§ TASK GOAL: Reproduce all of the data below without alteration; exclude every picture.

......

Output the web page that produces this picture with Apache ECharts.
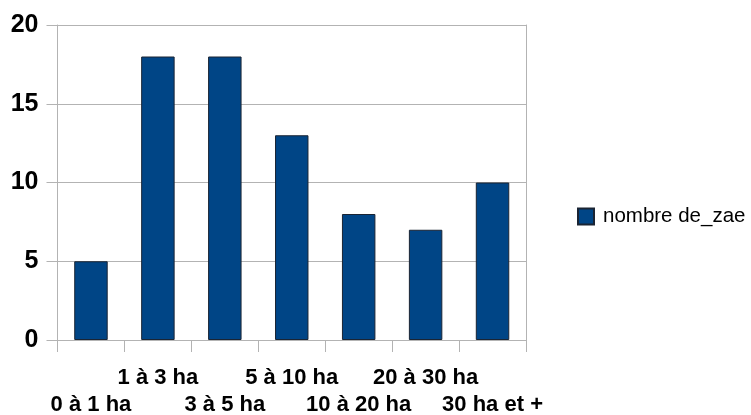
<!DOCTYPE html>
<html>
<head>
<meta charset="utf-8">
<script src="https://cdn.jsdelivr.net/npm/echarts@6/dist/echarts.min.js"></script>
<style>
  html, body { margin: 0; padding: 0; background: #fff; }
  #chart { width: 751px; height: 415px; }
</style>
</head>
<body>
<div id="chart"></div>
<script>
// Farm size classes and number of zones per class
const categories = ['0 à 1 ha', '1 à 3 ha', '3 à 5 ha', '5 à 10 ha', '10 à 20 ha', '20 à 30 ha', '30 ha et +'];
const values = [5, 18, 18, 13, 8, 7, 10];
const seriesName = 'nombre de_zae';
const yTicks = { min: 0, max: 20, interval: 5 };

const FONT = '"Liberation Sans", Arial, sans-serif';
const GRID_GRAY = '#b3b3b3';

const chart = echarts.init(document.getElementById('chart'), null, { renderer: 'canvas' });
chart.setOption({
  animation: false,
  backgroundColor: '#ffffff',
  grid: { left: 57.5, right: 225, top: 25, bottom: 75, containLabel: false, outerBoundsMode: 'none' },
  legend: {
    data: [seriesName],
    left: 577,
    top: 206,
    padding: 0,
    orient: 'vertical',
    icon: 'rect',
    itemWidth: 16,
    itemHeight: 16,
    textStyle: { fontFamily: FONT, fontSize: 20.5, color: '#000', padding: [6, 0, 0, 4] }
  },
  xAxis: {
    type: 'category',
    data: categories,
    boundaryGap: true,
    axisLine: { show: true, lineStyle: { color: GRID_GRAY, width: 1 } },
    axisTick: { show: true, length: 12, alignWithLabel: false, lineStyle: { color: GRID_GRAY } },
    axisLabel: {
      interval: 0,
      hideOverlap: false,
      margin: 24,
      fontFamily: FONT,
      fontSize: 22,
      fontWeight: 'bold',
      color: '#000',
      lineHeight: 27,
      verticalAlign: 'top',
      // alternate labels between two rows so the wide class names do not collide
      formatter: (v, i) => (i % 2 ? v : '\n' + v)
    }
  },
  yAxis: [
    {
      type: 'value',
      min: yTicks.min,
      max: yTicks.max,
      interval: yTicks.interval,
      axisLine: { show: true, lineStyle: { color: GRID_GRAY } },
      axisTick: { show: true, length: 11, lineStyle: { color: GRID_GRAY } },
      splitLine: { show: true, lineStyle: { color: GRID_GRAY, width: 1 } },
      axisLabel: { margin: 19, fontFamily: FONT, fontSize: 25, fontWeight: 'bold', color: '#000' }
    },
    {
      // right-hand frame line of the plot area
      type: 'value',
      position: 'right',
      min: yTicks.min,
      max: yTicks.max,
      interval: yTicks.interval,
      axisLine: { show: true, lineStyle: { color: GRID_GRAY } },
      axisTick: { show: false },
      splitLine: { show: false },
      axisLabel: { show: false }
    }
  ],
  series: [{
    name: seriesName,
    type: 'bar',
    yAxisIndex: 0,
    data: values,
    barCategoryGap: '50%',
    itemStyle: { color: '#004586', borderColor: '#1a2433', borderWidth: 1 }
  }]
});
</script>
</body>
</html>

......

§ RESPONSE TO THIS EXERCISE:
Output the web page that produces this picture with Apache ECharts.
<!DOCTYPE html>
<html>
<head>
<meta charset="utf-8">
<script src="https://cdn.jsdelivr.net/npm/echarts@6/dist/echarts.min.js"></script>
<style>
  html, body { margin: 0; padding: 0; background: #fff; }
  #chart { width: 751px; height: 415px; }
</style>
</head>
<body>
<div id="chart"></div>
<script>
// Farm size classes and number of zones per class
const categories = ['0 à 1 ha', '1 à 3 ha', '3 à 5 ha', '5 à 10 ha', '10 à 20 ha', '20 à 30 ha', '30 ha et +'];
const values = [5, 18, 18, 13, 8, 7, 10];
const seriesName = 'nombre de_zae';
const yTicks = { min: 0, max: 20, interval: 5 };

const FONT = '"Liberation Sans", Arial, sans-serif';
const GRID_GRAY = '#b3b3b3';

const chart = echarts.init(document.getElementById('chart'), null, { renderer: 'canvas' });
chart.setOption({
  animation: false,
  backgroundColor: '#ffffff',
  grid: { left: 57.5, right: 225, top: 25, bottom: 75, containLabel: false, outerBoundsMode: 'none' },
  legend: {
    data: [seriesName],
    left: 577,
    top: 206,
    padding: 0,
    orient: 'vertical',
    icon: 'rect',
    itemWidth: 16,
    itemHeight: 16,
    textStyle: { fontFamily: FONT, fontSize: 20.5, color: '#000', padding: [6, 0, 0, 4] }
  },
  xAxis: {
    type: 'category',
    data: categories,
    boundaryGap: true,
    axisLine: { show: true, lineStyle: { color: GRID_GRAY, width: 1 } },
    axisTick: { show: true, length: 12, alignWithLabel: false, lineStyle: { color: GRID_GRAY } },
    axisLabel: {
      interval: 0,
      hideOverlap: false,
      margin: 24,
      fontFamily: FONT,
      fontSize: 22,
      fontWeight: 'bold',
      color: '#000',
      lineHeight: 27,
      verticalAlign: 'top',
      // alternate labels between two rows so the wide class names do not collide
      formatter: (v, i) => (i % 2 ? v : '\n' + v)
    }
  },
  yAxis: [
    {
      type: 'value',
      min: yTicks.min,
      max: yTicks.max,
      interval: yTicks.interval,
      axisLine: { show: true, lineStyle: { color: GRID_GRAY } },
      axisTick: { show: true, length: 11, lineStyle: { color: GRID_GRAY } },
      splitLine: { show: true, lineStyle: { color: GRID_GRAY, width: 1 } },
      axisLabel: { margin: 19, fontFamily: FONT, fontSize: 25, fontWeight: 'bold', color: '#000' }
    },
    {
      // right-hand frame line of the plot area
      type: 'value',
      position: 'right',
      min: yTicks.min,
      max: yTicks.max,
      interval: yTicks.interval,
      axisLine: { show: true, lineStyle: { color: GRID_GRAY } },
      axisTick: { show: false },
      splitLine: { show: false },
      axisLabel: { show: false }
    }
  ],
  series: [{
    name: seriesName,
    type: 'bar',
    yAxisIndex: 0,
    data: values,
    barCategoryGap: '50%',
    itemStyle: { color: '#004586', borderColor: '#1a2433', borderWidth: 1 }
  }]
});
</script>
</body>
</html>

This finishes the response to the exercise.